Some want to push through a large MAGA-themed bill to kick of the 119th Congress, which would include nearly everything but the kitchen sink.
Rep. Glenn Grothman, R-Wisc., told Just The News, “We don’t have a lot of wiggle room. That’s why we have to get everybody on board with everything.”
He emphasized that Republicans held a slim majority in both chambers, but the slimmest in the House. He told the outlet, “So we’ve got to get everything that we need to make America great again in that first big bill that is going to be passed in, presumably, February or March.”
President Trump’s team and members of Congress have already begun negotiating how they will tackle key legislative priorities, especially a bundled immigration and border security package and a separate bill to extend Trump’s 2017 tax cuts.
Key Republican committee-members have called for a single bill to ensure that immigration reform is included, given that Congress has failed to take meaningful action for decades to improve legal immigration.
Grothman made clear that a lax approach to deportation could not stand and that President Trump would need to stand strong against the “weak-kneed open borders Republicans” who only want to deport criminal illegal migrants. He told the outlet, “No, no, no. We have to remove a clear majority of the people who snuck in here during the four years.”
Rep.

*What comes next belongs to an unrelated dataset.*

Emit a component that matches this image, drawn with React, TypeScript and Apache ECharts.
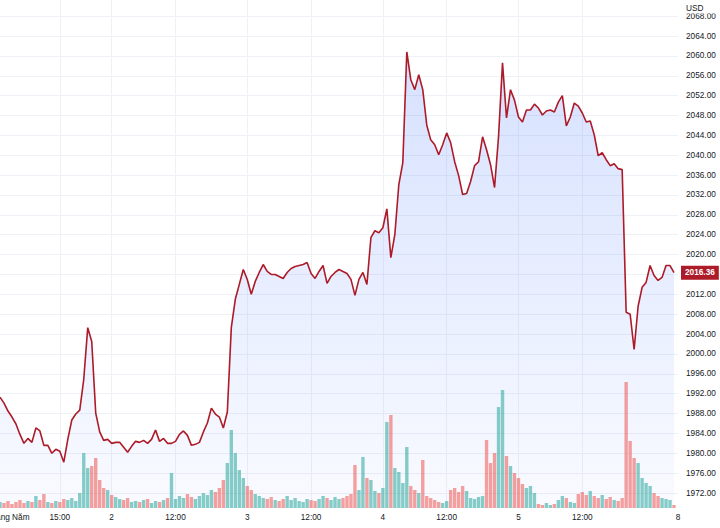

Ralph Norman, R-S.C., said that he believes the Trump tax extension needs to be taken up in a second reconciliation bill, but border efforts need to be addressed first.
Senior Trump advisor Jason Miller argued that the tax cuts were “the big thing,” in addition to other campaign promises like, “no tax on tips, no tax on Social Security, no tax on overtime pay for people who make their products here in the U.S.”
Miller also said that cutting the corporate tax rate from 21 to 15 was also a top priority. He said that Trump and congressional lawmakers were “working through” the differing proposed approaches.